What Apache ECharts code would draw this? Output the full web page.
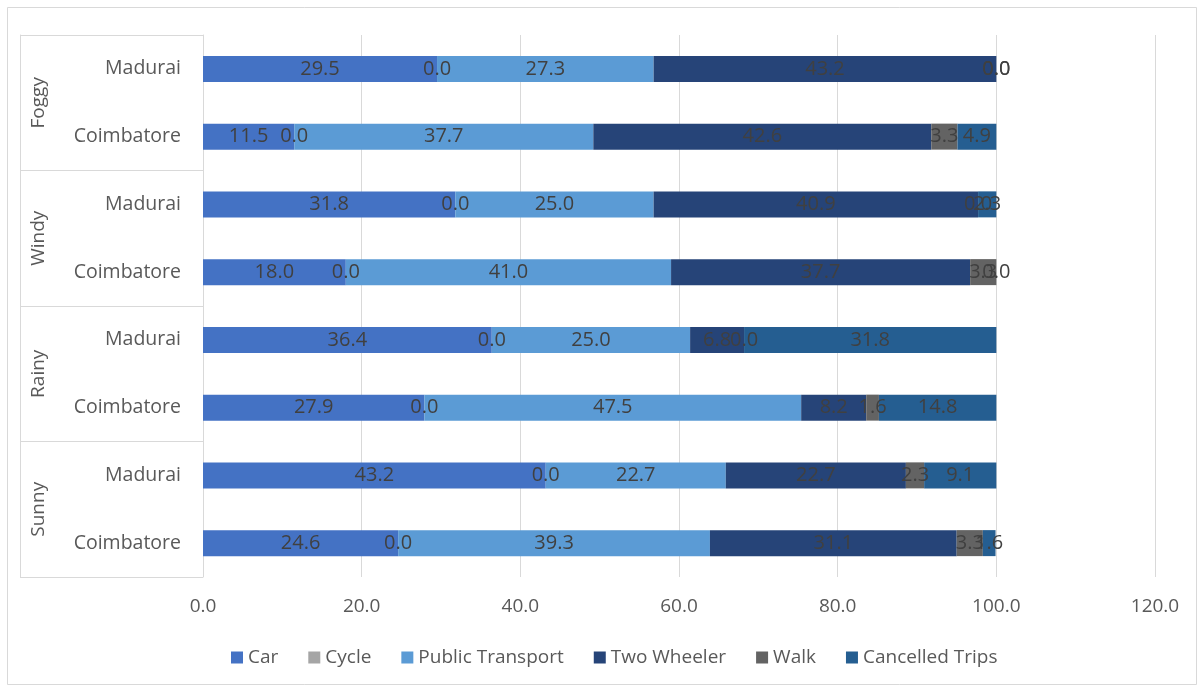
<!DOCTYPE html>
<html>
<head>
<meta charset="utf-8">
<script src="https://cdn.jsdelivr.net/npm/echarts@6/dist/echarts.min.js"></script>
<style>
  html, body { margin: 0; padding: 0; background: #fff; }
  #chart { width: 1203px; height: 689px; }
</style>
</head>
<body>
<div id="chart"></div>
<script>
// Rows from bottom to top: each weather group holds Coimbatore then Madurai
const cities = ['Coimbatore', 'Madurai', 'Coimbatore', 'Madurai', 'Coimbatore', 'Madurai', 'Coimbatore', 'Madurai'];
const weather = ['Sunny', 'Rainy', 'Windy', 'Foggy'];
const xTicks = [0, 20, 40, 60, 80, 100, 120];

// Mode share (%) per row
const car            = [24.6, 43.2, 27.9, 36.4, 18.0, 31.8, 11.5, 29.5];
const cycle          = [0.0, 0.0, 0.0, 0.0, 0.0, 0.0, 0.0, 0.0];
const publicTransport= [39.3, 22.7, 47.5, 25.0, 41.0, 25.0, 37.7, 27.3];
const twoWheeler     = [31.1, 22.7, 8.2, 6.8, 37.7, 40.9, 42.6, 43.2];
const walk           = [3.3, 2.3, 1.6, 0.0, 3.3, 0.0, 3.3, 0.0];
const cancelled      = [1.6, 9.1, 14.8, 31.8, 0.0, 2.3, 4.9, 0.0];

const seriesDefs = [
  { name: 'Car', data: car, color: '#4472C4' },
  { name: 'Cycle', data: cycle, color: '#A5A5A5' },
  { name: 'Public Transport', data: publicTransport, color: '#5B9BD5' },
  { name: 'Two Wheeler', data: twoWheeler, color: '#264478' },
  { name: 'Walk', data: walk, color: '#636363' },
  { name: 'Cancelled Trips', data: cancelled, color: '#255E91' }
];

const textFont = '"Open Sans", "Noto Sans", sans-serif';

const chart = echarts.init(document.getElementById('chart'), null, { renderer: 'canvas' });

chart.setOption({
  animation: false,
  backgroundColor: '#fff',
  color: seriesDefs.map(s => s.color),
  graphic: [{
    type: 'rect',
    shape: { x: 7.5, y: 7.5, width: 1189, height: 677 },
    style: { fill: 'none', stroke: '#d9d9d9', lineWidth: 1 },
    silent: true
  }],
  grid: { left: 203, right: 48, top: 35, bottom: 112, containLabel: false },
  legend: {
    top: 643,
    left: 226,
    itemWidth: 12,
    itemHeight: 12,
    itemGap: 30,
    icon: 'rect',
    textStyle: { color: '#595959', fontSize: 19, fontFamily: textFont },
    data: seriesDefs.map(s => s.name)
  },
  xAxis: {
    type: 'value',
    min: 0,
    max: 120,
    interval: 20,
    axisLine: { show: false },
    axisTick: { show: false },
    splitLine: { show: true, lineStyle: { color: '#d9d9d9', width: 1 } },
    axisLabel: {
      color: '#595959',
      fontSize: 19,
      fontFamily: textFont,
      margin: 20,
      customValues: xTicks,
      formatter: v => v.toFixed(1)
    }
  },
  yAxis: [
    {
      type: 'category',
      data: cities,
      axisLine: { show: true, lineStyle: { color: '#d9d9d9' } },
      axisTick: { show: false },
      axisLabel: { color: '#595959', fontSize: 19.5, fontFamily: textFont, margin: 22 }
    },
    {
      type: 'category',
      data: weather,
      position: 'left',
      offset: 183,
      axisLine: { show: true, lineStyle: { color: '#d9d9d9' } },
      axisTick: { show: true, inside: true, length: 183, lineStyle: { color: '#d9d9d9' } },
      axisLabel: { inside: true, rotate: 90, margin: 9, color: '#595959', fontSize: 19, fontFamily: textFont }
    }
  ],
  series: seriesDefs.map(s => ({
    name: s.name,
    type: 'bar',
    stack: 'share',
    yAxisIndex: 0,
    barWidth: 26,
    data: s.data,
    itemStyle: { color: s.color },
    label: {
      show: true,
      position: 'inside',
      color: '#404040',
      fontSize: 20,
      fontFamily: textFont,
      formatter: p => p.value.toFixed(1)
    },
    emphasis: { disabled: true }
  }))
});
</script>
</body>
</html>
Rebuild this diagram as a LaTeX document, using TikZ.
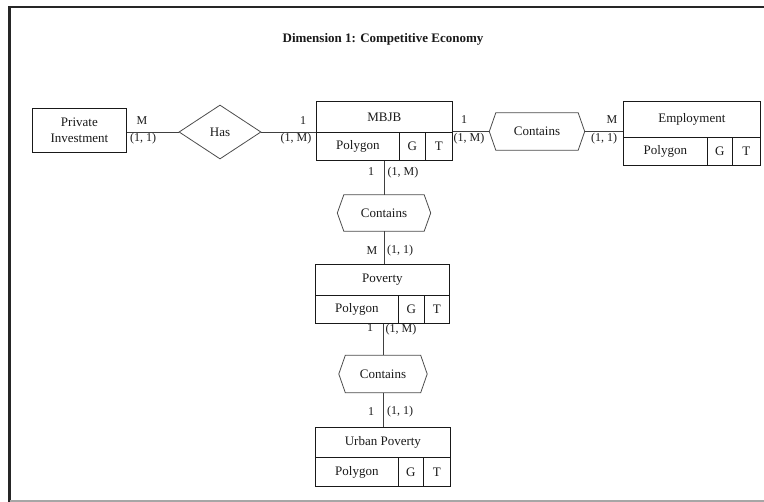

- PROMPT:
Make an exact copy of every entry above, minus the images.

- SOLUTION FOR THIS EXERCISE:
What Apache ECharts code would draw this? Output the full web page.
<!DOCTYPE html>
<html>
<head>
<meta charset="utf-8">
<script src="https://cdn.jsdelivr.net/npm/echarts@6/dist/echarts.min.js"></script>
<style>
  html, body { margin: 0; padding: 0; background: #fff; }
  #chart { width: 1203px; height: 689px; }
</style>
</head>
<body>
<div id="chart"></div>
<script>
// Rows from bottom to top: each weather group holds Coimbatore then Madurai
const cities = ['Coimbatore', 'Madurai', 'Coimbatore', 'Madurai', 'Coimbatore', 'Madurai', 'Coimbatore', 'Madurai'];
const weather = ['Sunny', 'Rainy', 'Windy', 'Foggy'];
const xTicks = [0, 20, 40, 60, 80, 100, 120];

// Mode share (%) per row
const car            = [24.6, 43.2, 27.9, 36.4, 18.0, 31.8, 11.5, 29.5];
const cycle          = [0.0, 0.0, 0.0, 0.0, 0.0, 0.0, 0.0, 0.0];
const publicTransport= [39.3, 22.7, 47.5, 25.0, 41.0, 25.0, 37.7, 27.3];
const twoWheeler     = [31.1, 22.7, 8.2, 6.8, 37.7, 40.9, 42.6, 43.2];
const walk           = [3.3, 2.3, 1.6, 0.0, 3.3, 0.0, 3.3, 0.0];
const cancelled      = [1.6, 9.1, 14.8, 31.8, 0.0, 2.3, 4.9, 0.0];

const seriesDefs = [
  { name: 'Car', data: car, color: '#4472C4' },
  { name: 'Cycle', data: cycle, color: '#A5A5A5' },
  { name: 'Public Transport', data: publicTransport, color: '#5B9BD5' },
  { name: 'Two Wheeler', data: twoWheeler, color: '#264478' },
  { name: 'Walk', data: walk, color: '#636363' },
  { name: 'Cancelled Trips', data: cancelled, color: '#255E91' }
];

const textFont = '"Open Sans", "Noto Sans", sans-serif';

const chart = echarts.init(document.getElementById('chart'), null, { renderer: 'canvas' });

chart.setOption({
  animation: false,
  backgroundColor: '#fff',
  color: seriesDefs.map(s => s.color),
  graphic: [{
    type: 'rect',
    shape: { x: 7.5, y: 7.5, width: 1189, height: 677 },
    style: { fill: 'none', stroke: '#d9d9d9', lineWidth: 1 },
    silent: true
  }],
  grid: { left: 203, right: 48, top: 35, bottom: 112, containLabel: false },
  legend: {
    top: 643,
    left: 226,
    itemWidth: 12,
    itemHeight: 12,
    itemGap: 30,
    icon: 'rect',
    textStyle: { color: '#595959', fontSize: 19, fontFamily: textFont },
    data: seriesDefs.map(s => s.name)
  },
  xAxis: {
    type: 'value',
    min: 0,
    max: 120,
    interval: 20,
    axisLine: { show: false },
    axisTick: { show: false },
    splitLine: { show: true, lineStyle: { color: '#d9d9d9', width: 1 } },
    axisLabel: {
      color: '#595959',
      fontSize: 19,
      fontFamily: textFont,
      margin: 20,
      customValues: xTicks,
      formatter: v => v.toFixed(1)
    }
  },
  yAxis: [
    {
      type: 'category',
      data: cities,
      axisLine: { show: true, lineStyle: { color: '#d9d9d9' } },
      axisTick: { show: false },
      axisLabel: { color: '#595959', fontSize: 19.5, fontFamily: textFont, margin: 22 }
    },
    {
      type: 'category',
      data: weather,
      position: 'left',
      offset: 183,
      axisLine: { show: true, lineStyle: { color: '#d9d9d9' } },
      axisTick: { show: true, inside: true, length: 183, lineStyle: { color: '#d9d9d9' } },
      axisLabel: { inside: true, rotate: 90, margin: 9, color: '#595959', fontSize: 19, fontFamily: textFont }
    }
  ],
  series: seriesDefs.map(s => ({
    name: s.name,
    type: 'bar',
    stack: 'share',
    yAxisIndex: 0,
    barWidth: 26,
    data: s.data,
    itemStyle: { color: s.color },
    label: {
      show: true,
      position: 'inside',
      color: '#404040',
      fontSize: 20,
      fontFamily: textFont,
      formatter: p => p.value.toFixed(1)
    },
    emphasis: { disabled: true }
  }))
});
</script>
</body>
</html>
Rebuild this diagram as a LaTeX document, using TikZ.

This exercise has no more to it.